I read in an article that you shouldn't mount all the straps in sequential order to reduce the backward bend you get when the frets are pressed in. A test I did showed that this is actually true. But it was too complicated to keep track of which fret you were going to mount and which one you had just mounted if you jumped between the first and last fret and then the one in the middle, etc. I have realized that you get the same effect if you simply first mount the odd frets in turn and then the even ones. You will also get more room to mount the frets at the bottom of the fretboard.

The tuners were cheap and loose and were replaced with new ones. One advantage of newer guitars like this one is that the spacing between the tuner posts has the modern spacing, it was easy to change to new tuning screws that fitted the old holes. The fretboard got new finer and thicker pearl dots as the old ones were very thin.
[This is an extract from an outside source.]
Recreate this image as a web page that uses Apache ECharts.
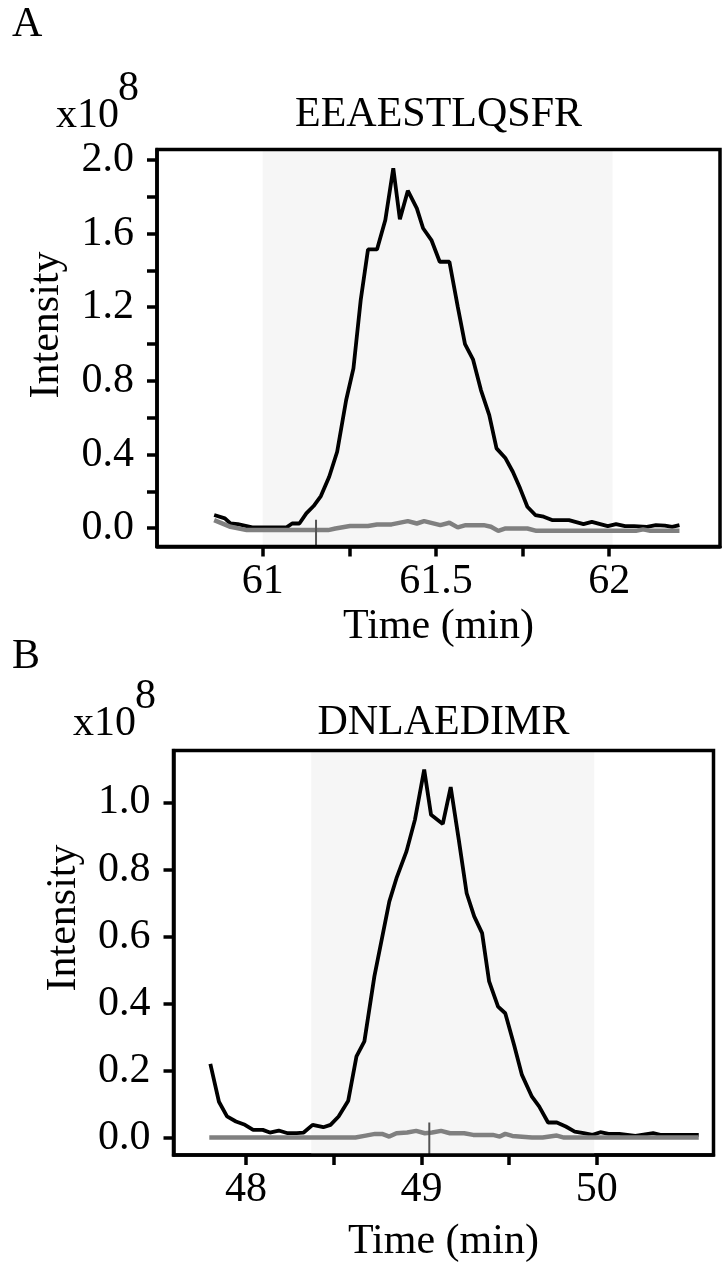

The neck was varnished with a thin layer of spirit varnish, for the first time, with a rubbing pad and oil that is used in French polishing. The result was very even and good. On the other hand, I was less successful on the body with the rubbing pad, for big surfaces the fine-haired brush that I always used before is better. I removed the failed varnish with spirit on the body from the first attempt. It turned out that I didn't need any more varnish after that, I just needed to polish the old cellulose varnish. Sufficient amount of the varnish remained in all the dings after the spirit removal. Before painting, I also went over the lacquer dings with Herdin's stain of the right color, the end result was better than expected. The guitar looks very nice with its burst and dark brown fretboard and bridge.

After a solid vibration period of 4-5 days, there was a lot of sound in the box. It sounds very good, the slightly narrow fretboard and the C shaped neck are to my taste as well. It's fun to play!